Henrik vio por primera vez a Greta en una de esas fiestas y descolgó a la petisa teñida de rojo que intentaba treparse a su barba y darle de tomar de su cerveza como si Henrik fuese un discapacitado motriz. La petisa tenía las piernas cortas y los brazos acordes a todo su tamaño. Se llamaba Romina, decía practicar Pole Dance y ser buena en el sexo oral. No es que eso estuviese en su perfil de couchsurfer, sino que insistía en gritárselo a la oreja a Henrik. A través de las cabezas de varios latinos de diferentes colores, atuendos y nivel de alcohol en sangre, Henrik detectó el metro ochenta de Greta como si sus genes nórdicos lo preparasen para ese momento. Algo en el olor de las mujeres de estas latitudes le generaba cierto rechazo y atracción. Nunca lo diría abiertamente, ni aun a Greta. Seguramente estaba relacionado con la alimentación, se excusaba Henrik en silencio, espantado por sus pensamientos políticamente incorrectos. Pero no podía evitarlo. Odiaba chuparlas, besarlas. Odiaba que tuvieran problemas odontológicos. A la mayoría le faltaba alguna muela o tenía los dientes pintados por tabaco, café o mate. Las sonrisas hediondas, las entrepiernas de olor fuerte, esa manía por adornarse demasiado.

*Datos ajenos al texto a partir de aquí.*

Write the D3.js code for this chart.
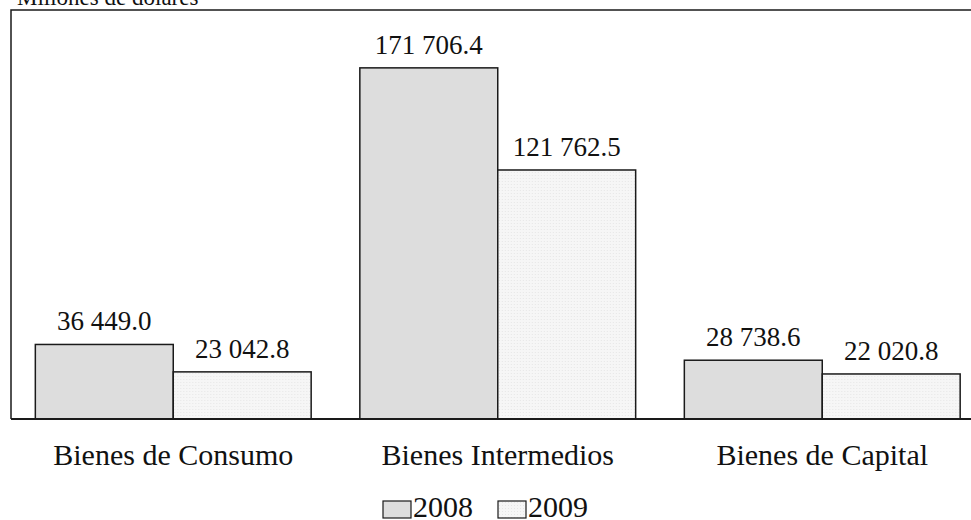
<!DOCTYPE html>
<html>
<head>
<meta charset="utf-8">
<script src="https://cdn.jsdelivr.net/npm/d3@7"></script>
<style>
  body { margin: 0; background: #fff; }
  svg { display: block; }
  svg text { font-family: "Liberation Serif", serif; }
</style>
</head>
<body>
<svg id="chart" width="971" height="520"></svg>
<script>
// data
const categories = ["Bienes de Consumo", "Bienes Intermedios", "Bienes de Capital"];
const years = ["2008", "2009"];
const values2008 = [36449.0, 171706.4, 28738.6];
const values2009 = [23042.8, 121762.5, 22020.8];
const unitLabel = "Millones de dólares";

const series = { "2008": values2008, "2009": values2009 };

const svg = d3.select("#chart");
const W = 971;
const plotLeft = 11, plotTop = 10, plotBottom = 419;
const serif = "Liberation Serif, serif";

// dotted fill for 2009
const defs = svg.append("defs");
const pat = defs.append("pattern")
    .attr("id", "dots")
    .attr("width", 3).attr("height", 3)
    .attr("patternUnits", "userSpaceOnUse");
pat.append("rect").attr("width", 3).attr("height", 3).attr("fill", "#f6f6f6");
pat.append("rect").attr("x", 1).attr("y", 1).attr("width", 1).attr("height", 1).attr("fill", "#e6e6e6");

const fills = { "2008": "#dddddd", "2009": "url(#dots)" };

const x = d3.scaleBand()
    .domain(categories)
    .range([plotLeft, 984.5])
    .paddingInner(0.15)
    .paddingOuter(0.075);

const xs = d3.scaleBand()
    .domain(years)
    .range([0, x.bandwidth()]);

const y = d3.scaleLinear()
    .domain([0, 200000])
    .range([plotBottom, plotTop]);

const fmt = v => d3.format(",.1f")(v).replace(/,/g, " ");

// bars
const groups = svg.append("g").selectAll("g")
    .data(categories)
    .join("g")
    .attr("transform", d => `translate(${x(d)},0)`);

groups.selectAll("rect")
    .data((d, i) => years.map(yr => ({ yr, v: series[yr][i] })))
    .join("rect")
    .attr("x", d => xs(d.yr))
    .attr("y", d => y(d.v))
    .attr("width", xs.bandwidth())
    .attr("height", d => y(0) - y(d.v))
    .attr("fill", d => fills[d.yr])
    .attr("stroke", "#1a1a1a")
    .attr("stroke-width", 1.5);

groups.selectAll("text")
    .data((d, i) => years.map(yr => ({ yr, v: series[yr][i] })))
    .join("text")
    .attr("x", d => xs(d.yr) + xs.bandwidth() / 2)
    .attr("y", d => y(d.v) - 14)
    .attr("text-anchor", "middle")
    .attr("font-family", serif)
    .attr("font-size", 27)
    .attr("fill", "#111")
    .text(d => fmt(d.v));

// frame: left, top, baseline
svg.append("path")
    .attr("d", `M${plotLeft},${plotBottom}V${plotTop}H${W}`)
    .attr("fill", "none")
    .attr("stroke", "#1a1a1a")
    .attr("stroke-width", 1.5);
svg.append("line")
    .attr("x1", plotLeft).attr("x2", W)
    .attr("y1", plotBottom).attr("y2", plotBottom)
    .attr("stroke", "#1a1a1a")
    .attr("stroke-width", 2);

// category labels
svg.append("g").selectAll("text")
    .data(categories)
    .join("text")
    .attr("x", d => x(d) + x.bandwidth() / 2)
    .attr("y", 465)
    .attr("text-anchor", "middle")
    .attr("font-family", serif)
    .attr("font-size", 30)
    .attr("fill", "#111")
    .text(d => d);

// unit label, cut at the top like the source
svg.append("text")
    .attr("x", 17)
    .attr("y", 5)
    .attr("font-family", serif)
    .attr("font-size", 23)
    .attr("fill", "#111")
    .text(unitLabel);

// legend
const legendX = [383, 498];
const legend = svg.append("g").selectAll("g")
    .data(years)
    .join("g")
    .attr("transform", (d, i) => `translate(${legendX[i]},0)`);
legend.append("rect")
    .attr("x", 0).attr("y", 501)
    .attr("width", 28).attr("height", 17)
    .attr("fill", d => fills[d])
    .attr("stroke", "#1a1a1a")
    .attr("stroke-width", 1.2);
legend.append("text")
    .attr("x", 30)
    .attr("y", 517)
    .attr("font-family", serif)
    .attr("font-size", 30)
    .attr("fill", "#111")
    .text(d => d);
</script>
</body>
</html>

Henrik no es particularmente observador, por lo cual abarca de un vistazo una generalización exasperante. Su incomodidad tiñe a todas las mujeres con los mismos tonos, como si todas fuesen la Romina que le atraía y repelía por sus colores chillones. Greta era todo lo contrario. Sin maquillaje, sencilla, con cuello de gacela y piernas de maniquí, siempre demasiado concentrada en quienquiera que fuese su interlocutor, tratando de absorberlo todo, con ese castellano impecable, mejor que el de los propios argentinos del montón. Henrik apenas balbucea fórmulas que se aprendió con empecinamiento para hacerse la vida más fácil. El resto lo expresa en inglés.

En ese primer encuentro no imaginaban que construirían juntos un castillo que ya nació viejo, en la zona vieja de la vieja ciudad que se rehúsa a disimular su edad. Los enamorados viven en una infancia eterna donde la madurez promete quedarse quietos, abrazados, expulsando de la ecuación los viajes o los sueños que los vuelvan otros.